At first, my parents thought it was just a fad, for me to have gone from being a flaming atheist to a committed believer in what apparently to them was a short span of time (since they didn’t know about my earlier discussions with the Christian Union.) Then they decided that it wasn’t a bad thing, “those Christians will keep him out of trouble.”
I was really blessed that my parents didn’t oppose my faith, because I’ve heard horror stories from other people from my cultural background whose parents gave them so much grief and opposition. My Sunday school teacher even was kicked out of her house by her father, until the pastor as one proper Chinese gentleman to another went to her father and showed him that one could be a Christian and not abandon one’s Chinese culture.
But my parents even dropped me off at church when it was convenient!
Anyway, this reply has gotten too long already so I’m going to stop here. It’s been over 30 years and I’m still with Jesus!
January 15th, 2012 at 7:40 pm
Wow, what an unusual path to faith. Thank you for sharing your story with me. It sounds like a really difficult adolescence. Kids are cruel. It’s not hard to understand why a person being bullied would feel helpless and react so strongly. I’m glad you found God’s love through it. Like scripture says, he uses the things that are not to shame the things that are.
It’s odd how your brand of atheism came with some superstitious fears. I guess you felt the struggle within, recognizing something is there, but not realizing who he is.
After 30 years, I guess it took. (-: No turning back once you are in Christ, just the wild ride of faith, with ups and downs and twists and turns that come with moving against the stream. Thank God for the grace that stands us up.

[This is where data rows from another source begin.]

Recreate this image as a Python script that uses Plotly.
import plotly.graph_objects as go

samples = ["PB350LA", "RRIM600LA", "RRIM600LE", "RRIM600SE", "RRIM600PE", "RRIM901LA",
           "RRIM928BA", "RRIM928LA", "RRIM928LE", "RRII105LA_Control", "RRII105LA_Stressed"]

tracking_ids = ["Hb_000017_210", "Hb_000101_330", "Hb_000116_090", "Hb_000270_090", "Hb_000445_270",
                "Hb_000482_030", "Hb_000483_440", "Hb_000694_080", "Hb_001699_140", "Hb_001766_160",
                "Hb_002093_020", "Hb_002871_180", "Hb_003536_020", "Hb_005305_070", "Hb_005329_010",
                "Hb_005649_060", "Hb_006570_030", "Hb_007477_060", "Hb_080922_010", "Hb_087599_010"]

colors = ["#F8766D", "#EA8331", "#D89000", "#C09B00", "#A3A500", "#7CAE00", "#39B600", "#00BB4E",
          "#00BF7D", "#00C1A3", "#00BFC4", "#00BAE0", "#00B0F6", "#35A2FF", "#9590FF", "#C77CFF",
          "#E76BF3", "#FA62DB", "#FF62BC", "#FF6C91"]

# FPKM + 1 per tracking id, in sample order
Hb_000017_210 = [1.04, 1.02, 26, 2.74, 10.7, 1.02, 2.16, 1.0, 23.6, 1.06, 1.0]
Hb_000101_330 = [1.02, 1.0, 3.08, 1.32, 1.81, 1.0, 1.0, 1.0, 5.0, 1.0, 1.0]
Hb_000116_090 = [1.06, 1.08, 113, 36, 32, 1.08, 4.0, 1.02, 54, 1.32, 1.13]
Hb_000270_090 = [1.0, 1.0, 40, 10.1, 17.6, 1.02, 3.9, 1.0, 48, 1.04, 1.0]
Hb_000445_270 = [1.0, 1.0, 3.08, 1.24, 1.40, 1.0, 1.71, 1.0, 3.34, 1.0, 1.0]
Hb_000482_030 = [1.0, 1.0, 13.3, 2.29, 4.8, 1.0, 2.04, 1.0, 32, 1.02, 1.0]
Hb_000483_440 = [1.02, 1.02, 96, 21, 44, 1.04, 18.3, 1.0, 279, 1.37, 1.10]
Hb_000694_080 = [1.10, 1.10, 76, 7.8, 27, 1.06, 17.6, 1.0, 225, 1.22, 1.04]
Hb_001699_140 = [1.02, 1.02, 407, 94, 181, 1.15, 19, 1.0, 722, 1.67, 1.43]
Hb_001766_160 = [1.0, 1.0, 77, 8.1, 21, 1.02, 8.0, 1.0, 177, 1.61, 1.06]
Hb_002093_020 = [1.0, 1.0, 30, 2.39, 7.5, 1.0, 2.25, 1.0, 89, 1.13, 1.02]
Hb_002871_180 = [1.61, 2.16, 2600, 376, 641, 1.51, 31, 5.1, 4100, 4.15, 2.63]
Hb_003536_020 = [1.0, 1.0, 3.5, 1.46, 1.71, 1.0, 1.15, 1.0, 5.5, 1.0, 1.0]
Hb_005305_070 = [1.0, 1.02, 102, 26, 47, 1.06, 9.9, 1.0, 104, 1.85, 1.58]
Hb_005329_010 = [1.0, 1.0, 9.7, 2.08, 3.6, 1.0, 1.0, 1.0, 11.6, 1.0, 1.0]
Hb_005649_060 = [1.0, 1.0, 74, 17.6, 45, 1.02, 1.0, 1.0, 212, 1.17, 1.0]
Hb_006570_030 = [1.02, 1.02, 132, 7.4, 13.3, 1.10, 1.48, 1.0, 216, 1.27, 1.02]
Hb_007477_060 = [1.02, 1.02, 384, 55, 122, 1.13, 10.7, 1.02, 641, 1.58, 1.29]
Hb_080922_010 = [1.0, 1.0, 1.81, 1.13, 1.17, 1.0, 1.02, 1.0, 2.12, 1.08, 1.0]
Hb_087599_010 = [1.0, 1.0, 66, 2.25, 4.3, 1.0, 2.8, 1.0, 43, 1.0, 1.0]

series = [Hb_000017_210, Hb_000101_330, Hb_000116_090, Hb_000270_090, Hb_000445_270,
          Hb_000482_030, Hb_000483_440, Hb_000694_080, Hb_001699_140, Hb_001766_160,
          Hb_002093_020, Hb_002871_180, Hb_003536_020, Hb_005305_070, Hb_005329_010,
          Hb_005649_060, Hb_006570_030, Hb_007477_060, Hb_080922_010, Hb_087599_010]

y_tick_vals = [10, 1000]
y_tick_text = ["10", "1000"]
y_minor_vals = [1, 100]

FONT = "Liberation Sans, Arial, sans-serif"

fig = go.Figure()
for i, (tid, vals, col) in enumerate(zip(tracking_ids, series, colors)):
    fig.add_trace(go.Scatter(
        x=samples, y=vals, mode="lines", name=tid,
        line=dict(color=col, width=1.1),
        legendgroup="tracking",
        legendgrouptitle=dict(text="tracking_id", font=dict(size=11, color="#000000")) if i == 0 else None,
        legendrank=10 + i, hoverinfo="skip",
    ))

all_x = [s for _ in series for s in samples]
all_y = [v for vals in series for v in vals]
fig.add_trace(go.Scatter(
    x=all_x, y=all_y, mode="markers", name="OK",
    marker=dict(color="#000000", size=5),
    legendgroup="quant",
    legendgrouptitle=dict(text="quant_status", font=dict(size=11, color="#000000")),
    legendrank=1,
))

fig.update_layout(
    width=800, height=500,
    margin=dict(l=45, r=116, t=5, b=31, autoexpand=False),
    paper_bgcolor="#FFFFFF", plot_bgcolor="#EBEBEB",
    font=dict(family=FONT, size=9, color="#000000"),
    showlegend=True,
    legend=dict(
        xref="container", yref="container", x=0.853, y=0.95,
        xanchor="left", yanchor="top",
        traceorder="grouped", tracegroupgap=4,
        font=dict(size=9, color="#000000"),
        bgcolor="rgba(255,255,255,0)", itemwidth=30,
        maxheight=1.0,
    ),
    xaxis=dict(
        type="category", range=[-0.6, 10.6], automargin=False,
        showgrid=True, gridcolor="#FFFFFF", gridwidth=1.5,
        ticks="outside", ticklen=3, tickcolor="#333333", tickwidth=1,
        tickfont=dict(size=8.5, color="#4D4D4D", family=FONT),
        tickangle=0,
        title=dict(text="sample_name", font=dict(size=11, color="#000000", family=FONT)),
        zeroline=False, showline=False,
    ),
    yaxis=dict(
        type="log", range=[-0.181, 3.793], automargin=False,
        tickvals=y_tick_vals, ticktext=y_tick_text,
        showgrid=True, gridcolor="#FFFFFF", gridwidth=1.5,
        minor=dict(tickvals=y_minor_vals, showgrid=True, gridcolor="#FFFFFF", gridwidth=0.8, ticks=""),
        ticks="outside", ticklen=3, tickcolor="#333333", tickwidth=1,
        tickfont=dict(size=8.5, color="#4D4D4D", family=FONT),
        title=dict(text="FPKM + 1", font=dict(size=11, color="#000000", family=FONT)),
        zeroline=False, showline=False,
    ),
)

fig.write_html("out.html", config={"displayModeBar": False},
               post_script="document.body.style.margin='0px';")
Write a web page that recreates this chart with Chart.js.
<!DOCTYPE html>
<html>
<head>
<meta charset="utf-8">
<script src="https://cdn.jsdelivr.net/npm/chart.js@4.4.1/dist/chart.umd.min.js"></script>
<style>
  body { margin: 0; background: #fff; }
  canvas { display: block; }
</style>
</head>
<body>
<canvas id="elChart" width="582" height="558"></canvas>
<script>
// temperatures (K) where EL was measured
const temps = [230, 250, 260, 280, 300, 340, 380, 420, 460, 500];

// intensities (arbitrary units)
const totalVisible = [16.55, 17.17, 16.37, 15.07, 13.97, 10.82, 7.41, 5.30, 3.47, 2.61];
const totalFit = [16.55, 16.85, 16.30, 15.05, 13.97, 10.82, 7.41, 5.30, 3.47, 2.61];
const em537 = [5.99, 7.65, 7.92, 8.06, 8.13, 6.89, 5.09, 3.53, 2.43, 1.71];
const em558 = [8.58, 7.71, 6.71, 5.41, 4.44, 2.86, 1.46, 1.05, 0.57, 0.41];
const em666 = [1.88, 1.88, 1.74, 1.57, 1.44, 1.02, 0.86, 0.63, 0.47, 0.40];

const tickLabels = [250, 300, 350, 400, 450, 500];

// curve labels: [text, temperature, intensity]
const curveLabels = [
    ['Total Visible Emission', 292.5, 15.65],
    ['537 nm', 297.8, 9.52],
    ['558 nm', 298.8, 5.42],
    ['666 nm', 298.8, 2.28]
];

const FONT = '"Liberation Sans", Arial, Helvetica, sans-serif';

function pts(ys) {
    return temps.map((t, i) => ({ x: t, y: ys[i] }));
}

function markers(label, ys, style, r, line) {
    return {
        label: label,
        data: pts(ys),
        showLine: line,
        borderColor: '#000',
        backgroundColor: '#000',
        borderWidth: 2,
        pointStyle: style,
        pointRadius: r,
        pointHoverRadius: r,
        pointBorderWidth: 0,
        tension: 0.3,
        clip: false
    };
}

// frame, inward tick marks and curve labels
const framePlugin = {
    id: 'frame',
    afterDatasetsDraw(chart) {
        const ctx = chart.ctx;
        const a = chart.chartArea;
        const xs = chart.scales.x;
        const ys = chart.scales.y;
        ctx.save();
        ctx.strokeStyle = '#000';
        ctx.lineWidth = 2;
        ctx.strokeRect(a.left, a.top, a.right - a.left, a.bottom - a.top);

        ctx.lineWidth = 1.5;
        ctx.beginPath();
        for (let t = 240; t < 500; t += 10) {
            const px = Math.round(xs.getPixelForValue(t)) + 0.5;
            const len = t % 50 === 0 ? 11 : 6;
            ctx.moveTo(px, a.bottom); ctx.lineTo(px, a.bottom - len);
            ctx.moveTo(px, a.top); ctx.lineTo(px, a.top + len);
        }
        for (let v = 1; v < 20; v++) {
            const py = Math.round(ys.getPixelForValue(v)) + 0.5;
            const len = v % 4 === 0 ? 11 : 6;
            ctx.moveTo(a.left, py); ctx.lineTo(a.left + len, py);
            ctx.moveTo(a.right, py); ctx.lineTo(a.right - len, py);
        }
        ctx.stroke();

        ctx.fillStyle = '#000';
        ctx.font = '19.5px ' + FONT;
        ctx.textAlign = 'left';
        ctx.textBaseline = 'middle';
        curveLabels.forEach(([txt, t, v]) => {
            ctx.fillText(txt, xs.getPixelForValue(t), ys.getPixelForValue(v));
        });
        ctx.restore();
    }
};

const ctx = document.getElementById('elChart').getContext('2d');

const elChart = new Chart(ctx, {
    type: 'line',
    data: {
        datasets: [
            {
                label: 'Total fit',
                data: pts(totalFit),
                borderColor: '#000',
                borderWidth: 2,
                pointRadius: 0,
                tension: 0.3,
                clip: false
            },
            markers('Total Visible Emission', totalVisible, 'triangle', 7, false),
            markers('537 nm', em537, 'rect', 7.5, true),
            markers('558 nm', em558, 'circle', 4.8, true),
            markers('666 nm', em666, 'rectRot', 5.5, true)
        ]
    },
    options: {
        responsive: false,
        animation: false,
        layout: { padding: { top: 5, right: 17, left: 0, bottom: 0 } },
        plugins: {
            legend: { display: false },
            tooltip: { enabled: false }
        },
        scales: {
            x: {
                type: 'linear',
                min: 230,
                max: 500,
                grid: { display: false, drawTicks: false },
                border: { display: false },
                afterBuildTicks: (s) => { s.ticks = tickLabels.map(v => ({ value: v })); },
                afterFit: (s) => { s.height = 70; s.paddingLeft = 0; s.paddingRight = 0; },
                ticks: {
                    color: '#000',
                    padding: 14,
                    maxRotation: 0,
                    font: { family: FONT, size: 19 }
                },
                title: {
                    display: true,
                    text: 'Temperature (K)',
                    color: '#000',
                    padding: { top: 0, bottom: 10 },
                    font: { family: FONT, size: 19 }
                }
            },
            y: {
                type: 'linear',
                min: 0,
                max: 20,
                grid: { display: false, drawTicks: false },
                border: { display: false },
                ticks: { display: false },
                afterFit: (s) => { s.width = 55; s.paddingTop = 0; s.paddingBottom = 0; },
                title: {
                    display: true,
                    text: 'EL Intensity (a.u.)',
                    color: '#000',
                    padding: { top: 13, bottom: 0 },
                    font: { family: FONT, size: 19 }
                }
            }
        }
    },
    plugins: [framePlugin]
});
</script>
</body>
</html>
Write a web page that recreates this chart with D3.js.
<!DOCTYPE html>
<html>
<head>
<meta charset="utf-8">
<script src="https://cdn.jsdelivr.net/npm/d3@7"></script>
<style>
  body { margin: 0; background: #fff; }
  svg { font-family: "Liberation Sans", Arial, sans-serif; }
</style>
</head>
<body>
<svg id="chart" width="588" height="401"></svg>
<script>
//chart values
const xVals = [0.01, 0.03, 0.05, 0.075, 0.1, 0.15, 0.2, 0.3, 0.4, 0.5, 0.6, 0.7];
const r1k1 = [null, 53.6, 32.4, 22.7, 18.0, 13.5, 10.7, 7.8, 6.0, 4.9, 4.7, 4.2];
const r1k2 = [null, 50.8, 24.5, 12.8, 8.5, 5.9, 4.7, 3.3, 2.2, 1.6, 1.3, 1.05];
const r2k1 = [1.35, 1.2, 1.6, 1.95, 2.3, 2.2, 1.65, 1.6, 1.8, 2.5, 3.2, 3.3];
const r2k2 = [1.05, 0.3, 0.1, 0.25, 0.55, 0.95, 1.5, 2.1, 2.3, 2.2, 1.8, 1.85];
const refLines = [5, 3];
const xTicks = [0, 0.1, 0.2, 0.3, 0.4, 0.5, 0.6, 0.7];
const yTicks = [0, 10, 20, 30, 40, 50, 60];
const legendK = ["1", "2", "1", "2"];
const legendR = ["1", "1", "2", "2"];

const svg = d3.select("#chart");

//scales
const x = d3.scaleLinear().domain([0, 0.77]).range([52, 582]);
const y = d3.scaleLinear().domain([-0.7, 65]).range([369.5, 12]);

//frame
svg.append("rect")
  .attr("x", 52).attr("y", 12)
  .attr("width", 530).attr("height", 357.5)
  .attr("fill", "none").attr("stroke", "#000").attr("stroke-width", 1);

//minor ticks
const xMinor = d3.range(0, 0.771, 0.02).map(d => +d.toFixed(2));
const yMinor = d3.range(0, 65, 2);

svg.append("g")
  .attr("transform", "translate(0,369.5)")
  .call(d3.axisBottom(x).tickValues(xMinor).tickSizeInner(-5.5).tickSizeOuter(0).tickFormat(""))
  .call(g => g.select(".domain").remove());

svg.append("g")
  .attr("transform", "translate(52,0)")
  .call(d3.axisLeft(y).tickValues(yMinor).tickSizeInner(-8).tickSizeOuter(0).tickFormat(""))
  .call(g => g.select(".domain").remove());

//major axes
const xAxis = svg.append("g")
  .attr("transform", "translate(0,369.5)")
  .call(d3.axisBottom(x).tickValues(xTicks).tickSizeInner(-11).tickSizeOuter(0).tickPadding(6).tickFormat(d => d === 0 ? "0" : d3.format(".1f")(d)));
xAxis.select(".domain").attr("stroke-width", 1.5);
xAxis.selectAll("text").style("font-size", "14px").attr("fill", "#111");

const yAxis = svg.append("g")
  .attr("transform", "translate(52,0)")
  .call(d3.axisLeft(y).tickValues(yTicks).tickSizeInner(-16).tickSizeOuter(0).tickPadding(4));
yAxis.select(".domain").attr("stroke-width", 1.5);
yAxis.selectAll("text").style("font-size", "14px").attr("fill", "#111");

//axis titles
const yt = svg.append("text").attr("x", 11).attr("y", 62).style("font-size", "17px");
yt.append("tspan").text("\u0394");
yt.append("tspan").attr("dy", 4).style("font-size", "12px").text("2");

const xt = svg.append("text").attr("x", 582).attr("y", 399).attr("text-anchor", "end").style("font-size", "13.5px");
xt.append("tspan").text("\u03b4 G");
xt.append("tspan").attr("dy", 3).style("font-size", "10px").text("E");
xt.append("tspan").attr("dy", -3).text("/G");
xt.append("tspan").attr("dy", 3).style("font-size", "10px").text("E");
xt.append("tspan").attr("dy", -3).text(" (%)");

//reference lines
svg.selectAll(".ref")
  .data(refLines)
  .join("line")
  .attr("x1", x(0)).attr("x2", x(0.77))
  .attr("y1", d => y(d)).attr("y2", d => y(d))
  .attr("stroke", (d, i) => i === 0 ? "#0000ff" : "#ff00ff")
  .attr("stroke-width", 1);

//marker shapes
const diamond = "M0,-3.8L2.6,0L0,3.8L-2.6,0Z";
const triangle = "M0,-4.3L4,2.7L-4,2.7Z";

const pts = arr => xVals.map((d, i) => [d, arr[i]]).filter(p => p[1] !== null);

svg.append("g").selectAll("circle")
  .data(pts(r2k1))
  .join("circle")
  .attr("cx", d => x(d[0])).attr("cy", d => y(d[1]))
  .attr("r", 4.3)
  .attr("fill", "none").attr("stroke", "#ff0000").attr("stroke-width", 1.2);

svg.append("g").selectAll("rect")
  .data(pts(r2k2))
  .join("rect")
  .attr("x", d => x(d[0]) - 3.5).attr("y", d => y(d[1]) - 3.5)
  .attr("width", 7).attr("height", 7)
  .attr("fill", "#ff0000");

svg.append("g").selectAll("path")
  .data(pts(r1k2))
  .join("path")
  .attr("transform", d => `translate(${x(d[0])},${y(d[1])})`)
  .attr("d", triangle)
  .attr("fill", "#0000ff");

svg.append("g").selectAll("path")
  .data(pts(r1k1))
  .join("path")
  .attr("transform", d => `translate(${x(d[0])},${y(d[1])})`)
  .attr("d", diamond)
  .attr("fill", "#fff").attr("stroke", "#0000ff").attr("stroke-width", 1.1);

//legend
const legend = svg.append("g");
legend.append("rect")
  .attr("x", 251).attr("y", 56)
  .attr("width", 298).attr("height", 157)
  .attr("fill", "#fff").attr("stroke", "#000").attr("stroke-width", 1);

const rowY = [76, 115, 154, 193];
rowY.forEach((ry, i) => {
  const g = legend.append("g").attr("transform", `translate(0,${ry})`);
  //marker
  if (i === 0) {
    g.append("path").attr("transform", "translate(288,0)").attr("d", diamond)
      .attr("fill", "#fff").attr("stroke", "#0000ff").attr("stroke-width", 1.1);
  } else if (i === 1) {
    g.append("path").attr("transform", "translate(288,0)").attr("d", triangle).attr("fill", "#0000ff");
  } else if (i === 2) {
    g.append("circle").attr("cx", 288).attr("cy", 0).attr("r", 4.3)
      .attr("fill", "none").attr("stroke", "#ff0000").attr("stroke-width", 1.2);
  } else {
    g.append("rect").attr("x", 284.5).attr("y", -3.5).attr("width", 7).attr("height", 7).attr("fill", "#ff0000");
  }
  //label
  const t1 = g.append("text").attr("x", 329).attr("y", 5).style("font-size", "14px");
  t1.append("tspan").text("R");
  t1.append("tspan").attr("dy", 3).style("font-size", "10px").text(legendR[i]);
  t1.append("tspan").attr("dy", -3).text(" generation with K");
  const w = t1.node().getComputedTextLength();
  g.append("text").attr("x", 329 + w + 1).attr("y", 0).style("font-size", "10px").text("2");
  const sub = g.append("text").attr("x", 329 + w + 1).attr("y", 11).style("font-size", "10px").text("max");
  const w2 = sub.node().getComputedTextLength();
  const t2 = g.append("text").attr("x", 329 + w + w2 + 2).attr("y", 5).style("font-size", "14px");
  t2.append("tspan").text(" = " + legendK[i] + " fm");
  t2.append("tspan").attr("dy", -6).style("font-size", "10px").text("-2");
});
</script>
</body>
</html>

January 15th, 2012 at 7:44 pm
Yeah, I can totally understand those school shooting kids… I’m glad I live in a country with strong gun control laws that meant that I had no access to guns like that at my vulnerable time. “There, but for the grace of God, go I.”
January 15th, 2012 at 7:45 pm
P.S. The superstitious fears were not from atheism but rather from general culture. I live in a culture with a lot of belief in witchcraft, charms, hexing, etc.